In operation, the dredge head 28 will be lowered as shown in FIG. 1, and the winch motor 86 energized to advance the barge and dredge head against the material to be dredged. Initially, the nozzle pump 74 will be energized, as will the motor 58 for rotating the cutter shafts 50 and 52, and the hood 60 may initially be in a relatively low position wherein the water jets from nozzles 70 are engaging the bottom material close to the dredge head open face.

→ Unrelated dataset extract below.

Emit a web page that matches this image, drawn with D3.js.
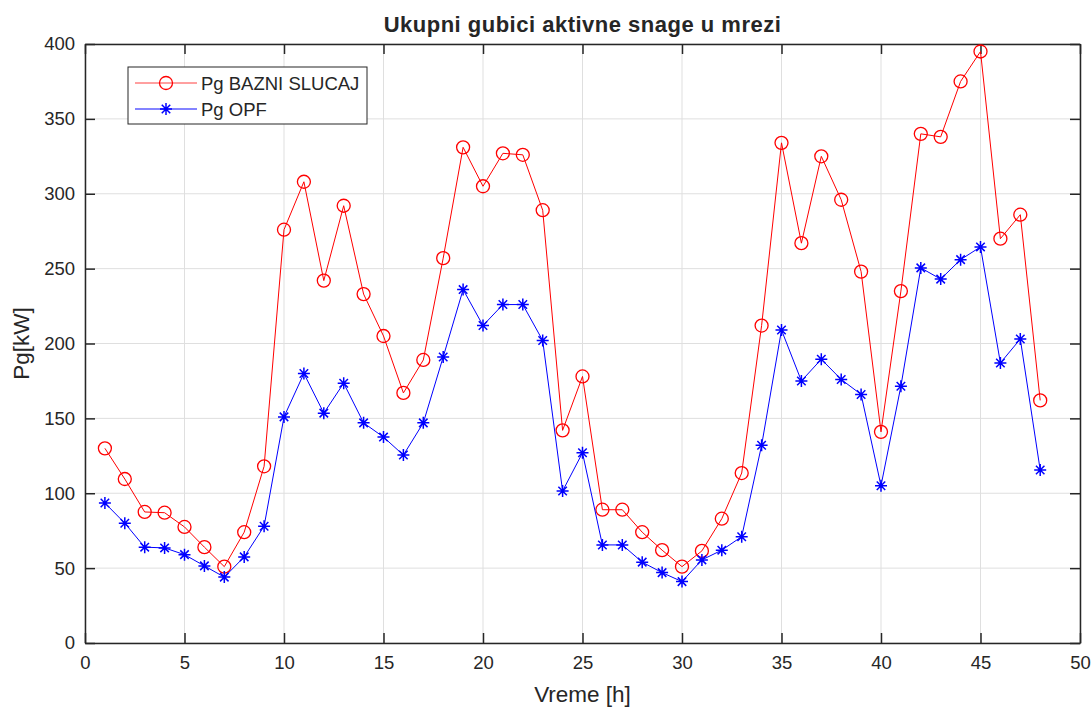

The amount of turbidity produced during dredging will vary considerably depending on the composition of the bottom material or spoils. Loose flaking material consisting of organic particles will quickly produce high turbidity levels, while relatively clean hard sand does not generate turbidity as quickly. During dredging, if under manual control, the operator will observe the output of the turbidity sensor 76 as indicated on gage 88, and as the turbidity level approaches unacceptable conditions, the operator may make adjustments to lower the turbidity level. For instance, extending of the piston 66 will direct the jet nozzles 70 downwardly for engagement of the jetted water closer to the open face 46 of the dredge head. This movement of the hood simultaneously "restricts" the flow area from behind and above into the dredge head face 46 producing higher velocities in the water passing under the hood and entering the dredge head from the sides. Such higher velocities and closer proximity of the jetted water will quickly control the turbidity being produced by the jets, and usually, lower the turbidity level to an acceptable condition.

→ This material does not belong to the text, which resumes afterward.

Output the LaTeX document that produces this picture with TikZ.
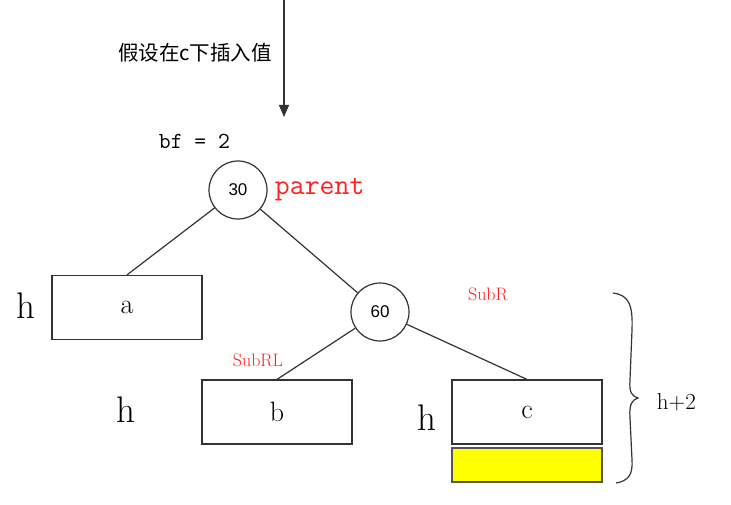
\documentclass[tikz,border=0pt]{standalone}
\usepackage{fontspec}
\usepackage{xcolor}
\usetikzlibrary{arrows.meta}
\newfontfamily\cjkfont{Noto Sans CJK SC}
\newfontfamily\numfont{Liberation Sans}
\definecolor{ink}{HTML}{333333}
\definecolor{mark}{HTML}{FF2020}
\definecolor{grow}{HTML}{FFFF00}
\definecolor{rim}{HTML}{555555}

\begin{document}
\begin{tikzpicture}[x=1pt,y=-1pt,line width=1.2pt,
    key/.style={circle,draw=ink,minimum size=58pt,inner sep=0pt,
                font=\numfont\fontsize{17}{17}\selectfont},
    sub/.style={rectangle,draw=ink,minimum width=150pt,minimum height=64pt,
                inner sep=0pt,font=\fontsize{28}{28}\selectfont},
    tag/.style={text=mark,font=\fontsize{18}{18}\selectfont},
    hgt/.style={font=\fontsize{37}{37}\selectfont},
    edge/.style={draw=ink,line width=1.2pt}]
  \useasboundingbox (0,0) rectangle (731,505);

  \coordinate (start) at (284,0);
  \coordinate (goal) at (284,117);
  \draw[edge,-{Triangle[length=12pt,width=10pt]}] (start) -- (goal);
  \node[font=\cjkfont\fontsize{20.5}{20.5}\selectfont] (note) at (195,53) {假设在c下插入值};

  \node[anchor=west,font=\ttfamily\fontsize{23}{23}\selectfont] (bf) at (155,141) {bf = 2};
  \node[key] (n30) at (238,190) {30};
  \node[anchor=west,text=mark,font=\ttfamily\fontsize{29}{29}\selectfont] (par) at (271,190) {parent};

  \node[sub] (sa) at (127,307.5) {a};
  \node[hgt] (ha) at (26,306) {h};
  \node[key] (n60) at (380,312) {60};
  \node[tag] (subr) at (488,294) {SubR};
  \node[tag] (subrl) at (258,360) {SubRL};

  \node[sub] (sb) at (277,412) {b};
  \node[hgt] (hb) at (126,410) {h};
  \node[sub] (sc) at (527,412) {c};
  \node[hgt] (hc) at (427,418) {h};
  \node[rectangle,draw=rim,fill=grow,minimum width=150pt,minimum height=34pt,
        inner sep=0pt] (extra) at (527,465) {};

  \draw[edge] (n30) -- (sa.north);
  \draw[edge] (n30) -- (n60);
  \draw[edge] (n60) -- (sb.north);
  \draw[edge] (n60) -- (sc.north);

  \draw[edge] (613,293) .. controls (629,295) and (633,305) .. (632,330)
    -- (630,380) .. controls (629,393) and (632,396) .. (638,398)
    .. controls (632,400) and (629,404) .. (630,418)
    -- (632,460) .. controls (633,475) and (628,481) .. (616,483);
  \node[anchor=west,font=\fontsize{23}{23}\selectfont] (total) at (653,402) {h+2};
\end{tikzpicture}
\end{document}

If the pivoting of the hood 60 and the adjustment of the direction of jet discharge does not adequately lower turbidity, the rate of withdrawal of water from the dredge head 28 may be increased by increasing the output of pump 32 by increasing the output of pump motor 36. Further, turbidity levels can usually be lowered by reducing the rate of advancement of the barge and dredge head into the material being removed by slowing motor 86 as this reduction in the advancement rate will usually lower the ratio of agitated material being dislodged from the bottom to the ratio of water being withdrawn from the dredge head.
Additionally, as the controller 78 controls the valve 80 to the jet nozzles 70, the volume and pressure of water being discharged may readily be controlled, and turbidity conditions regulated by controlling the rate of discharge from the nozzles.
Under some soil conditions, the use of the jet nozzles 70 may not be required as the cutter shaft elements 54 and knives 56 may adequately agitate and comminute the bottom solids to permit efficient dredging. In such instance controlling the position of the hood 60, alone, may permit efficient dredging within turbidity limitations.
It is within the concept of the invention to automatically permit the turbidity sensor 76 to control the position of the hood 60, the rate of barge advancement, the rate of water removal from the dredge head and the characteristics of the jet nozzle discharge, and under automatic control the sensor 76 will provide a signal to the controller indicating the turbidity conditions and the controller may automatically make such adjustments as most effectively reduce the turbidity to acceptable levels for the particular conditions.
It is to be appreciated that modifications to the inventive concepts may be apparent to those skilled in the art without departing from the spirit and scope of the invention. For instance, jets may be added to the end plates 42 or lower regions of the dredge head 28, as shown in dotted lines at 90, and controlled by controller 78 wherein such jets may improve dredging conditions within acceptable turbidity levels, and the versatility of operation of the invention permits a wide variation of adjustment of dredging factors which will permit dredging under acceptable turbidity levels for a wide variety of bottom material conditions.